Lots of Masturbation, No Sex
I have been with my boyfriend for over 7 years. We are both in our early 30's. Over the past year or so, our sex life has all but died. For the first six years we had sex about 3-4 times per week. Now we have sex once a month, if I beg. His masturbation habits have gone the other way. He used to masturbate about 3-4 times per week and now he does it every day, sometimes more than once.
I tried talking to him about this problem a couple times, and he has admitted that “we don’t have sex very often” (try never). But, he becomes very angry when I ask him about maybe cutting back on masturbation so that he can save a little sex drive for me. He gets really self-protective and starts defending his right to use porn which I don’t care about. I have never had a problem with it in all the years we’ve been together. What I do have a problem with is that he seems to be very sexual, but never with me.

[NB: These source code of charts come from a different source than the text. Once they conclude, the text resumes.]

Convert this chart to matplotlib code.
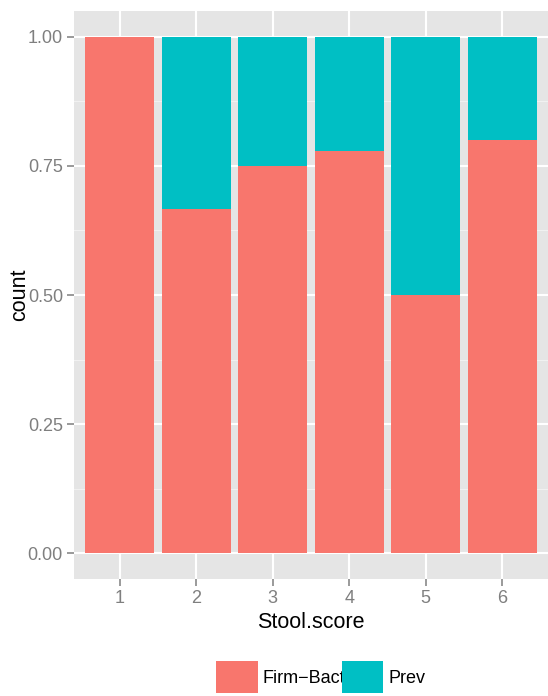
import matplotlib
matplotlib.use("Agg")
import matplotlib.pyplot as plt
import numpy as np
from matplotlib.patches import Patch

categories = ["1", "2", "3", "4", "5", "6"]
firm_bact = [1.0, 0.667, 0.75, 0.778, 0.5, 0.8]
prev = [0.0, 0.333, 0.25, 0.222, 0.5, 0.2]
series_names = ["Firm\u2212Bact", "Prev"]
colors = ["#F8766D", "#00BFC4"]
yticks = [0.0, 0.25, 0.5, 0.75, 1.0]
ytick_labels = ["0.00", "0.25", "0.50", "0.75", "1.00"]

plt.rcParams["font.family"] = ["Liberation Sans", "DejaVu Sans"]

W, H = 548, 696
fig = plt.figure(figsize=(W / 100, H / 100), dpi=100)
ax = fig.add_axes([74 / W, 1 - 579 / H, (548 - 74) / W, (579 - 11) / H])
ax.set_facecolor("#E5E5E5")
for s in ax.spines.values():
    s.set_visible(False)

x = np.arange(1, len(categories) + 1)
ax.bar(x, firm_bact, width=0.9, color=colors[0], zorder=3)
ax.bar(x, prev, width=0.9, bottom=firm_bact, color=colors[1], zorder=3)

ax.set_xlim(0.4, 6.6)
ax.set_ylim(-0.05, 1.05)
ax.set_xticks(x)
ax.set_xticklabels(categories)
ax.set_yticks(yticks)
ax.set_yticklabels(ytick_labels)
ax.set_yticks([0.125, 0.375, 0.625, 0.875], minor=True)

ax.grid(which="major", color="white", linewidth=1.5, zorder=1)
ax.grid(which="minor", axis="y", color="#F2F2F2", linewidth=0.7, zorder=1)
ax.set_axisbelow(True)
ax.tick_params(axis="both", which="major", length=5, width=1.1, color="#7F7F7F",
               labelcolor="#7F7F7F", labelsize=13, pad=3)
ax.tick_params(axis="both", which="minor", length=0)

fig.text(311 / W, 1 - 623 / H, "Stool.score", ha="center", va="center", fontsize=15.5, color="black")
fig.text(20 / W, 1 - 295 / H, "count", ha="center", va="center", rotation=90, fontsize=15.5, color="black")

handles = [Patch(facecolor=c, edgecolor="none") for c in colors]
fig.legend(handles, series_names, loc="center left", bbox_to_anchor=(216 / W, 1 - 677 / H),
           ncol=2, frameon=False, fontsize=13, borderpad=0, handlelength=2.3, handleheight=2.3,
           handletextpad=0.3, columnspacing=-0.2, borderaxespad=0)

fig.savefig("out.png", dpi=100)
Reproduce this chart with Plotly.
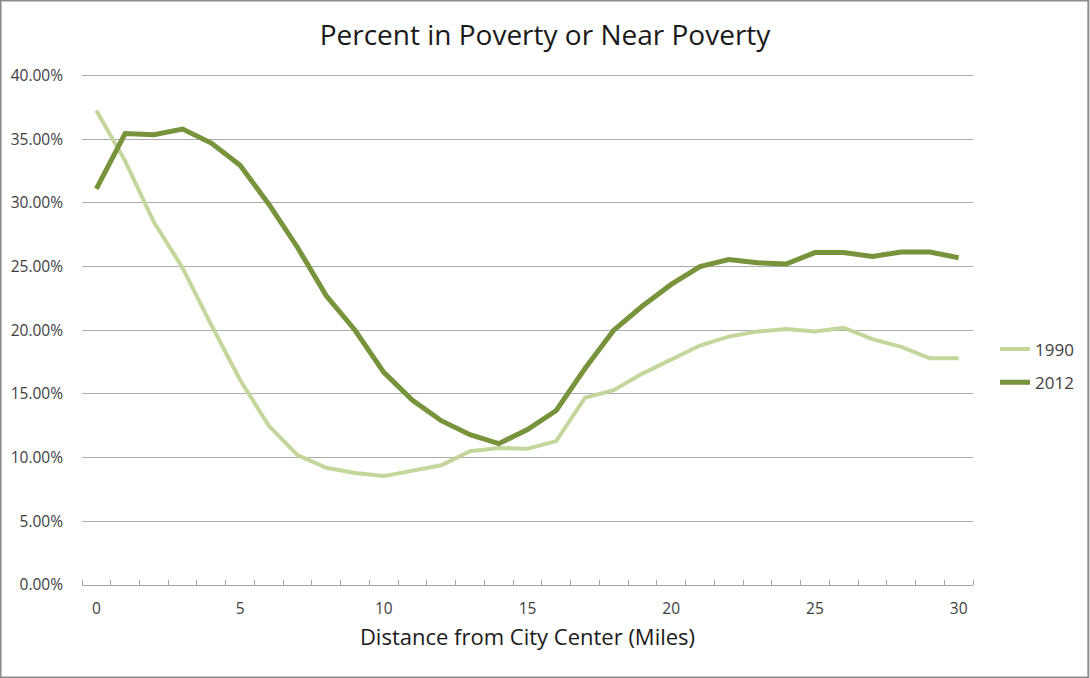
import plotly.graph_objects as go

miles = list(range(0, 31))
pct_1990 = [37.25, 33.3, 28.5, 24.9, 20.4, 16.1, 12.5, 10.2, 9.2, 8.8, 8.55,
            9.0, 9.4, 10.5, 10.75, 10.7, 11.3, 14.7, 15.3, 16.6, 17.7,
            18.8, 19.5, 19.9, 20.1, 19.9, 20.2, 19.3, 18.7, 17.8, 17.8]
pct_2012 = [31.1, 35.45, 35.35, 35.8, 34.7, 32.95, 29.9, 26.5, 22.7, 20.0, 16.7,
            14.5, 12.9, 11.8, 11.1, 12.2, 13.7, 17.0, 20.0, 21.9, 23.6,
            25.0, 25.55, 25.3, 25.2, 26.1, 26.1, 25.8, 26.15, 26.15, 25.7]
names = ["1990", "2012"]
colors = ["#C3D69B", "#77933C"]
widths = [4, 5]

W, H = 1090, 678
ml, mr, mt, mb = 82, 116, 73, 93
pw, ph = W - ml - mr, H - mt - mb

fig = go.Figure()
for name, vals, c, w in zip(names, [pct_1990, pct_2012], colors, widths):
    fig.add_trace(go.Scatter(
        x=miles, y=[v / 100 for v in vals], mode="lines", name=name,
        legendgroup=name,
        line=dict(color=c, width=w), hoverinfo="skip"))

fig.update_layout(
    width=W, height=H,
    margin=dict(l=ml, r=mr, t=mt, b=mb),
    paper_bgcolor="white", plot_bgcolor="white",
    font=dict(family="Open Sans, Noto Sans, sans-serif", color="#404040"),
    title=dict(text="Percent in Poverty or Near Poverty", x=0.5, xanchor="center",
               y=1 - 35 / H, yanchor="middle",
               font=dict(size=28, color="#1a1a1a")),
    showlegend=True,
    legend=dict(x=(995 - ml) / pw, xanchor="left", y=(585 - 366) / ph, yanchor="middle",
                font=dict(size=17, color="#404040"), bgcolor="rgba(0,0,0,0)",
                itemwidth=30, tracegroupgap=8),
    xaxis=dict(range=[-0.5, 30.5], tickmode="array", tickvals=[0, 5, 10, 15, 20, 25, 30],
               ticks="", showgrid=False, zeroline=False, showline=True,
               linecolor="#A6A6A6", linewidth=1,
               tickfont=dict(size=15.5, color="#404040"), ticklabelstandoff=9,
               minor=dict(tick0=-0.5, dtick=1, ticks="inside", ticklen=5,
                          tickcolor="#A6A6A6", showgrid=False),
               title=dict(text="Distance from City Center (Miles)",
                          font=dict(size=22, color="#1a1a1a"), standoff=12)),
    yaxis=dict(range=[0, 0.402], tickmode="array",
               tickvals=[0, 0.05, 0.10, 0.15, 0.20, 0.25, 0.30, 0.35, 0.40],
               tickformat=".2%", showgrid=True, gridcolor="#ABABAB", gridwidth=1,
               zeroline=False, showline=False, ticks="",
               tickfont=dict(size=15.5, color="#404040"), ticklabelstandoff=18),
    shapes=[dict(type="rect", xref="paper", yref="paper",
                 x0=-ml / pw + 0.5 / pw, x1=(W - ml - 0.5) / pw,
                 y0=-mb / ph + 0.5 / ph, y1=(H - mb - 0.5) / ph,
                 line=dict(color="#8C8C8C", width=2), layer="below")],
)

fig.write_html("out.html")
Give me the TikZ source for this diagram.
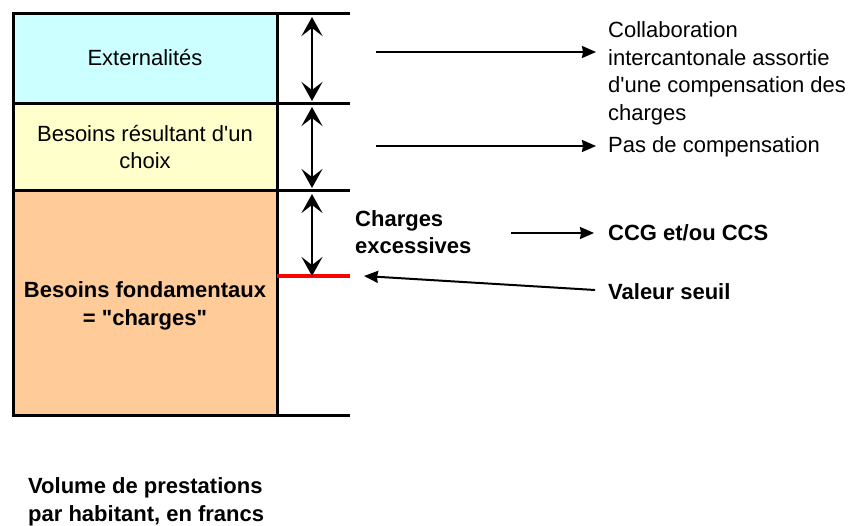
\documentclass[tikz,border=0pt]{standalone}
\usepackage{fontspec}
\setmainfont{Liberation Sans}
\usetikzlibrary{arrows.meta}
\definecolor{extcol}{RGB}{204,255,255}
\definecolor{choixcol}{RGB}{255,255,204}
\definecolor{basecol}{RGB}{255,204,153}
\tikzset{
  rule/.style={line width=3pt,black},
  dblarrow/.style={line width=2.2pt,{Stealth[length=19pt,width=21pt,inset=8pt]}-{Stealth[length=19pt,width=21pt,inset=8pt]}},
  sidearrow/.style={line width=2pt,-{Stealth[length=14pt,width=12pt,inset=1pt]}},
  label/.style={font=\fontsize{22}{27.5}\selectfont,inner sep=0pt},
  blabel/.style={font=\fontsize{22}{27.5}\selectfont\bfseries,inner sep=0pt}
}
\begin{document}
\begin{tikzpicture}[x=1pt,y=-1pt]
    \useasboundingbox (0,0) rectangle (852,526);
    % Boxes
    \filldraw[rule,fill=extcol] (13,14) rectangle (277,104);
    \filldraw[rule,fill=choixcol] (13,104) rectangle (277,191);
    \filldraw[rule,fill=basecol] (13,191) rectangle (277,416);
    \node[label] (ext) at (145,58) {Externalités};
    \node[label,align=center] (choix) at (145,147) {Besoins résultant d\textquotesingle un\\choix};
    \node[blabel,align=center] (base) at (145,306) {Besoins fondamentaux\\= \textquotedbl charges\textquotedbl};
    % Right scale
    \draw[rule] (277,14) to (350,14);
    \draw[rule] (277,104) to (350,104);
    \draw[rule] (277,191) to (350,191);
    \draw[rule] (277,416) to (350,416);
    \draw[line width=3.5pt,red] (277,276) to (350,276);
    \coordinate (a1) at (312,17);
    \coordinate (a2) at (312,101);
    \coordinate (b1) at (312,107);
    \coordinate (b2) at (312,188);
    \coordinate (c1) at (312,194);
    \coordinate (c2) at (312,276);
    \draw[dblarrow] (a1) to (a2);
    \draw[dblarrow] (b1) to (b2);
    \draw[dblarrow] (c1) to (c2);
    % Right texts
    \node[label,anchor=west,align=left] (collab) at (608,73.5) {Collaboration\\intercantonale assortie\\d\textquotesingle une compensation des\\charges};
    \node[label,anchor=west] (pas) at (608,147) {Pas de compensation};
    \node[blabel,anchor=west,align=left] (exc) at (355,232) {Charges\\excessives};
    \node[blabel,anchor=west] (ccg) at (608,233) {CCG et/ou CCS};
    \node[blabel,anchor=west] (seuil) at (608,292) {Valeur seuil};
    % Arrows
    \coordinate (s1) at (376,52);
    \coordinate (e1) at (596,52);
    \coordinate (s2) at (376,146);
    \coordinate (e2) at (596,146);
    \coordinate (s3) at (511,233);
    \coordinate (e3) at (594,233);
    \coordinate (s4) at (595,290);
    \coordinate (e4) at (364,276);
    \draw[sidearrow] (s1) to (e1);
    \draw[sidearrow] (s2) to (e2);
    \draw[sidearrow] (s3) to (e3);
    \draw[sidearrow] (s4) to (e4);
    % Axis label
    \node[blabel,anchor=west,align=left] (vol) at (28,502) {Volume de prestations\\par habitant, en francs};
\end{tikzpicture}
\end{document}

Since talking hasn’t worked, I tried changing other things. I lost about 10 lbs and I have worked harder on my appearance to try to be sexier. Thinking that maybe he was just more tired, I have tried offering blows jobs and hand jobs. He agrees to these more often than sex, but still no more than 2-3 times per month and he never has any enthusiasm for it. When we do have sex, it really seems like a chore for him. Getting him to climax seems to take forever (despite all my attempts to find positions he likes and to show him how much I enjoy it, how much I love him), though he has no difficulties getting/keeping an erection.
I’ve read a bunch of other posts about similar topics so here’s some further info:
-Outside of the bedroom, our relationship is great. When we’re not at work, we spend most of our time together and love being in each other’s company. He says he loves me all the time and I say it just as much.
-We have had physicals within the last 6 months and are both healthy with no medical conditions that should interfere with our sex life.
-I do not think he has any kind of addiction to porn or masturbating. Also, he hasn’t been watching anything really bizarre or different. I know because we have always been very open about what we watch.
-There have been no major changes to our professional or personal lives recently or a year ago when things started changing.
So, what do you think is going on with him?